Under the title "Sideshow," Siegel's pieces, dating from the past five years (with three works from 2006), conjure the elements of a spectacle. Women with Beards (2006) consists of 12 graphite portraits drawn on antique fabric pinned across the gallery wall in an irregular configuration. Names and life dates of some of the women (a mix of famous 19th-century ladies and contemporary performers) are embroidered onto the cloth; their dark and bushy beards, made of steel wool and copper wire, are affixed to their chins with filament.
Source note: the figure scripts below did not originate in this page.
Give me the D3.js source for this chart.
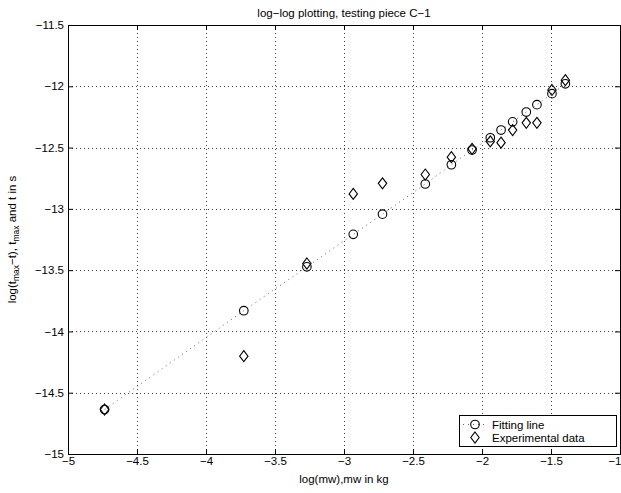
<!DOCTYPE html>
<html>
<head>
<meta charset="utf-8">
<script src="https://cdn.jsdelivr.net/npm/d3@7"></script>
<style>
  html, body { margin: 0; padding: 0; background: #fff; }
  text { font-family: "Liberation Sans", Arial, Helvetica, sans-serif; fill: #000; }
</style>
</head>
<body>
<svg id="chart" width="621" height="493"></svg>
<script>
// ---- data ----
const massLog = [-4.735, -3.726, -3.269, -2.933, -2.721, -2.411, -2.222, -2.072, -1.940, -1.862, -1.778, -1.679, -1.602, -1.493, -1.396];
const fittingLine = [-14.637, -13.831, -13.473, -13.208, -13.043, -12.797, -12.640, -12.520, -12.420, -12.357, -12.290, -12.210, -12.150, -12.060, -11.980];
const experimental = [-14.637, -14.202, -13.446, -12.878, -12.792, -12.720, -12.578, -12.510, -12.450, -12.460, -12.357, -12.298, -12.298, -12.030, -11.950];
const xTicks = [-5, -4.5, -4, -3.5, -3, -2.5, -2, -1.5, -1];
const yTicks = [-15, -14.5, -14, -13.5, -13, -12.5, -12, -11.5];
const seriesNames = ["Fitting line", "Experimental data"];
const titleText = "log\u2212log plotting, testing piece C\u22121";
const xLabelText = "log(mw),mw in kg";

// ---- layout ----
const L = 68, R = 620, T = 25, B = 454;
const svg = d3.select("#chart");
const x = d3.scaleLinear().domain([-5, -1]).range([L, R]);
const y = d3.scaleLinear().domain([-15, -11.5]).range([B, T]);
const fmt = d => String(d).replace("-", "\u2212");

// grid
const grid = svg.append("g").attr("stroke", "#444").attr("stroke-width", 1).attr("stroke-dasharray", "1,3");
grid.selectAll("line.vx").data(xTicks.slice(1, -1)).join("line")
  .attr("x1", d => Math.round(x(d)) + 0.5).attr("x2", d => Math.round(x(d)) + 0.5)
  .attr("y1", T).attr("y2", B);
grid.selectAll("line.hy").data(yTicks.slice(1, -1)).join("line")
  .attr("y1", d => Math.round(y(d)) + 0.5).attr("y2", d => Math.round(y(d)) + 0.5)
  .attr("x1", L).attr("x2", R);

// axes
const tick = 5;
const xAxisB = d3.axisBottom(x).tickValues(xTicks).tickFormat(fmt).tickSizeInner(-tick).tickSizeOuter(0).tickPadding(3);
const xAxisT = d3.axisTop(x).tickValues(xTicks).tickFormat("").tickSizeInner(-tick).tickSizeOuter(0);
const yAxisL = d3.axisLeft(y).tickValues(yTicks).tickFormat(fmt).tickSizeInner(-tick).tickSizeOuter(0).tickPadding(4);
const yAxisR = d3.axisRight(y).tickValues(yTicks).tickFormat("").tickSizeInner(-tick).tickSizeOuter(0);

function styleAxis(g) {
  g.select(".domain").remove();
  g.selectAll("line").attr("stroke", "#000");
  g.selectAll("text").attr("font-size", 11.5).attr("font-family", "Liberation Sans, Arial, sans-serif");
}
const gxb = svg.append("g").attr("transform", `translate(0,${B})`).call(xAxisB).call(styleAxis);
// keep the last label inside the picture
gxb.selectAll(".tick text").filter(d => d === xTicks[xTicks.length - 1])
  .attr("text-anchor", "end").attr("x", 1);
svg.append("g").attr("transform", `translate(0,${T})`).call(xAxisT).call(styleAxis);
svg.append("g").attr("transform", `translate(${L},0)`).call(yAxisL).call(styleAxis);
svg.append("g").attr("transform", `translate(${R},0)`).call(yAxisR).call(styleAxis);

// box
svg.append("rect").attr("x", L + 0.5).attr("y", T + 0.5).attr("width", R - L).attr("height", B - T)
  .attr("fill", "none").attr("stroke", "#000").attr("stroke-width", 1);

// fitting line (dotted)
const pts = massLog.map((m, i) => [m, fittingLine[i], experimental[i]]);
svg.append("path").datum(pts)
  .attr("d", d3.line().x(d => x(d[0])).y(d => y(d[1])))
  .attr("fill", "none").attr("stroke", "#666").attr("stroke-width", 1).attr("stroke-dasharray", "1,4");

// markers
const diamond = (cx, cy) => `M${cx},${cy - 5.5}L${cx + 4.2},${cy}L${cx},${cy + 5.5}L${cx - 4.2},${cy}Z`;
svg.append("g").selectAll("circle").data(pts).join("circle")
  .attr("cx", d => x(d[0])).attr("cy", d => y(d[1])).attr("r", 4.3)
  .attr("fill", "none").attr("stroke", "#000").attr("stroke-width", 1.1);
svg.append("g").selectAll("path").data(pts).join("path")
  .attr("d", d => diamond(x(d[0]), y(d[2])))
  .attr("fill", "none").attr("stroke", "#000").attr("stroke-width", 1.1);

// title and labels
svg.append("text").attr("x", (L + R) / 2).attr("y", 17).attr("text-anchor", "middle")
  .attr("font-size", 11.5).text(titleText);
svg.append("text").attr("x", (L + R) / 2).attr("y", 483).attr("text-anchor", "middle")
  .attr("font-size", 11.5).text(xLabelText);

const yl = svg.append("text").attr("transform", `translate(16,${(T + B) / 2}) rotate(-90)`)
  .attr("text-anchor", "middle").attr("font-size", 11.5);
yl.append("tspan").text("log(t");
yl.append("tspan").attr("font-size", 8.5).attr("dy", 3).text("max");
yl.append("tspan").attr("dy", -3).text("\u2212t), t");
yl.append("tspan").attr("font-size", 8.5).attr("dy", 3).text("max");
yl.append("tspan").attr("dy", -3).text(" and t in s");

// legend
const lg = svg.append("g");
const lx = 459, ly = 415, lw = 157, lh = 31;
lg.append("rect").attr("x", lx + 0.5).attr("y", ly + 0.5).attr("width", lw).attr("height", lh)
  .attr("fill", "#fff").attr("stroke", "#000").attr("stroke-width", 1);
const mx = 475;
lg.append("line").attr("x1", mx - 12).attr("x2", mx + 12).attr("y1", ly + 9.5).attr("y2", ly + 9.5)
  .attr("stroke", "#666").attr("stroke-dasharray", "1,4");
lg.append("circle").attr("cx", mx).attr("cy", ly + 9.5).attr("r", 4.3)
  .attr("fill", "none").attr("stroke", "#000").attr("stroke-width", 1.1);
lg.append("path").attr("d", diamond(mx, ly + 22.5)).attr("fill", "none").attr("stroke", "#000").attr("stroke-width", 1.1);
lg.selectAll("text").data(seriesNames).join("text")
  .attr("x", 492).attr("y", (d, i) => ly + 13.5 + i * 13).attr("font-size", 11.5).text(d => d);
</script>
</body>
</html>
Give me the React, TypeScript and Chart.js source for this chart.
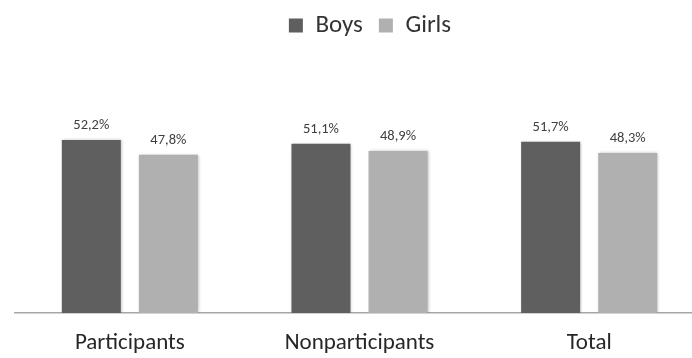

Siegel's interviews with Jennifer Miller, a former member of the Coney Island Side Show and founder of Circus Amok, and Lucia Leandro Gimeno, a social activist, add an aural/oral dimension to this gallery of haunting countenances that speaks to exploitation and stigmatization.

In Sea Queen (2001), Siegel evokes the life of Bea Miller, an 84-year-old woman who decided to live aboard the QE 2 after her husband died in 2001. The piece consists of a fleet of 57 small folded paper boats (one for each year of Miller's marriage) covered with various texts related to her life at sea, set on the floor and on a platform that echoes the shape of the ocean liner.

Wally's Clam Bar (2006) pays tribute to Hector G. Wallace, a Coney Island sign painter whom Siegel befriended after reading about him in the New York Times. The wall work re-creates an eatery using wood, photo gel transfers and lights; an interview with Wallace completes the piece.

Another Coney Island resident, Melvin Burkhart, a.k.a. "The Human Blockhead," renowned for hammering nails up his nose, also receives his due in two pieces in the show. Here as elsewhere, Siegel blends documentary and art, conjuring the somewhat shocking talents of this man in a manner that both educates and engages--without the shouting of the boardwalk barker to distract us.